Thirteen-year-old Melissa Benoit disappears in her hometown of Kingston, Massachusetts, on her way home from a friend’s house. Although the town detective talked to everyone who lived on the path between the two houses, no one admitted to having seen Benoit. Soon afterward, the FBI joined the search. Yet, despite their use of tracking dogs, there was still no sign of the young girl.
In an unusual move, the FBI asked neighbors to take polygraph tests. Henry Meinholz, a local Bible school instructor who took the test, did not appear to be truthful. Perhaps in an attempt to deflect suspicion, he later claimed that he had failed the polygraph because he often fantasized about molesting little girls. He also admitted to the agents that he had followed girls and masturbated in his car in the past.

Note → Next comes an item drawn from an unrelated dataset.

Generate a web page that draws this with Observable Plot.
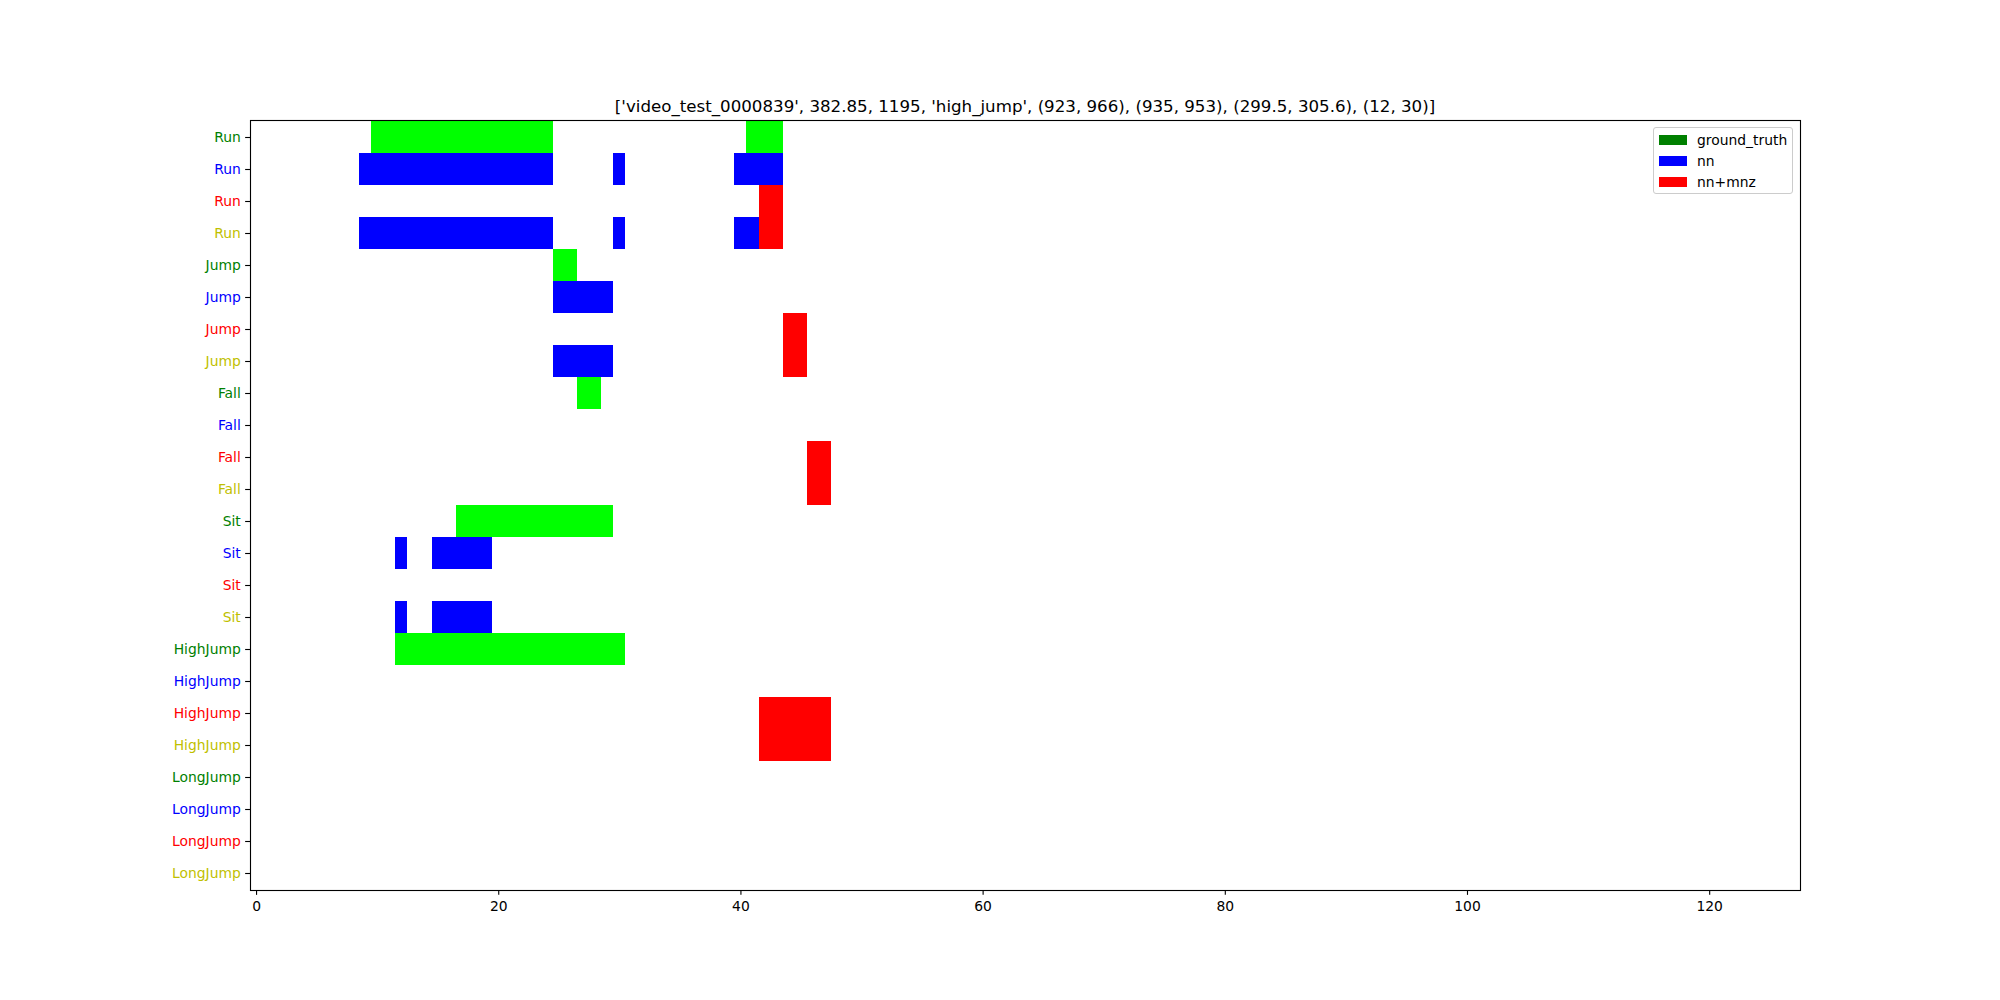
<!DOCTYPE html>
<html>
<head>
<meta charset="utf-8">
<script src="https://cdn.jsdelivr.net/npm/d3@7"></script>
<script src="https://cdn.jsdelivr.net/npm/@observablehq/plot@0.6"></script>
<style>
  body { margin: 0; background: #fff; }
  #wrap { position: relative; width: 2000px; height: 1000px; font-family: "DejaVu Sans", sans-serif; }
  #title { position: absolute; left: 250px; width: 1550px; top: 97px; text-align: center; font-size: 16.67px; color: #000; white-space: nowrap; }
  #legend { position: absolute; left: 1653px; top: 127px; width: 140px; height: 67px; border: 1px solid #cccccc; border-radius: 3px; background: rgba(255,255,255,0.8); box-sizing: border-box; font-size: 13.89px; }
  .lg { position: absolute; left: 5px; height: 16px; display: flex; align-items: center; }
  .sw { width: 28px; height: 9.7px; margin-right: 10px; }
</style>
</head>
<body>
<div id="wrap">
  <div id="chart"></div>
  <div id="title"></div>
  <div id="legend"></div>
</div>
<script>
// ---- data ----
const classes = ["Run", "Jump", "Fall", "Sit", "HighJump", "LongJump"];
const labelColors = ["#008000", "#0000ff", "#ff0000", "#bfbf00"];
const xTicks = [0, 20, 40, 60, 80, 100, 120];
const titleText = "['video_test_0000839', 382.85, 1195, 'high_jump', (923, 966), (935, 953), (299.5, 305.6), (12, 30)]";
const seriesNames = ["ground_truth", "nn", "nn+mnz"];
const legendColors = ["#008000", "#0000ff", "#ff0000"];
const barColors = ["#00ff00", "#0000ff", "#ff0000"];
// [class, start, end]
const gtSegments = [
  ["Run", 9.5, 24.5], ["Run", 40.5, 43.5],
  ["Jump", 24.5, 26.5],
  ["Fall", 26.5, 28.5],
  ["Sit", 16.5, 29.5],
  ["HighJump", 11.5, 30.5]
];
const nnSegments = [
  ["Run", 8.5, 24.5], ["Run", 29.5, 30.5], ["Run", 39.5, 43.5],
  ["Jump", 24.5, 29.5],
  ["Sit", 11.5, 12.5], ["Sit", 14.5, 19.5]
];
const mnzSegments = [
  ["Run", 41.5, 43.5],
  ["Jump", 43.5, 45.5],
  ["Fall", 45.5, 47.5],
  ["HighJump", 41.5, 47.5]
];

// ---- build tables ----
const rows = classes.flatMap(c => [0, 1, 2, 3].map(k => ({id: c + "#" + k, label: c, color: labelColors[k]})));
const rowIds = rows.map(r => r.id);
const bars = [];
gtSegments.forEach(([c, s, e]) => bars.push({row: c + "#0", x1: s, x2: e, color: barColors[0]}));
nnSegments.forEach(([c, s, e]) => bars.push({row: c + "#1", x1: s, x2: e, color: barColors[1]}));
nnSegments.forEach(([c, s, e]) => bars.push({row: c + "#3", x1: s, x2: e, color: barColors[1]}));
mnzSegments.forEach(([c, s, e]) => bars.push({row: c + "#2", x1: s, x2: e, color: barColors[2]}));
mnzSegments.forEach(([c, s, e]) => bars.push({row: c + "#3", x1: s, x2: e, color: barColors[2]}));

const chart = Plot.plot({
  width: 2000,
  height: 1000,
  marginLeft: 250,
  marginRight: 200,
  marginTop: 120,
  marginBottom: 110,
  style: {fontFamily: "DejaVu Sans, sans-serif", fontSize: "13.89px", background: "white", color: "black"},
  x: {domain: [-0.5, 127.5], axis: null},
  y: {type: "band", domain: rowIds, padding: 0, axis: null},
  color: {type: "identity"},
  marks: [
    Plot.barX(bars, {x1: "x1", x2: "x2", y: "row", fill: "color", shapeRendering: "crispEdges"}),
    Plot.axisX({ticks: xTicks, tickSize: 4.86, tickPadding: 5.5, strokeWidth: 1.11, label: null, fontSize: 13.89}),
    Plot.axisY({tickSize: 4.86, tickFormat: () => "", strokeWidth: 1.11, label: null}),
    Plot.text(rows, {y: "id", text: "label", fill: "color", frameAnchor: "left", textAnchor: "end", dx: -9.7, fontSize: 13.89}),
    Plot.frame({stroke: "black", strokeWidth: 1.11})
  ]
});
document.getElementById("chart").appendChild(chart);
document.getElementById("title").textContent = titleText;

const legend = document.getElementById("legend");
seriesNames.forEach((name, i) => {
  const row = document.createElement("div");
  row.className = "lg";
  row.style.top = (4 + i * 21) + "px";
  const sw = document.createElement("div");
  sw.className = "sw";
  sw.style.background = legendColors[i];
  const t = document.createElement("span");
  t.textContent = name;
  row.appendChild(sw);
  row.appendChild(t);
  legend.appendChild(row);
});
</script>
</body>
</html>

The FBI immediately began a thorough search of his house, where investigators found Benoit’s body under a pile of dirt and coal in the basement. Meinholz confessed to rape and murder, claiming that voices in his head had commanded him to kill.

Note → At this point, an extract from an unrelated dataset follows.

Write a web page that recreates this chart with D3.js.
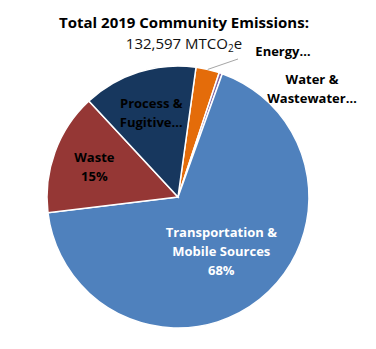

According to his account, a voice (which became the center of his insanity defense) said, “You’re not a man unless you have her. Do it!” However, after a short trial, the jury rejected his defense and convicted him of first-degree murder. When he issued a life sentence without parole, the judge stated, “It is said that my predecessors in colonial times had a gallows erected on the green in front of this courthouse and summarily sent defendants convicted, as you have been, to be hanged. I truly regret that option is not open to me in this case.”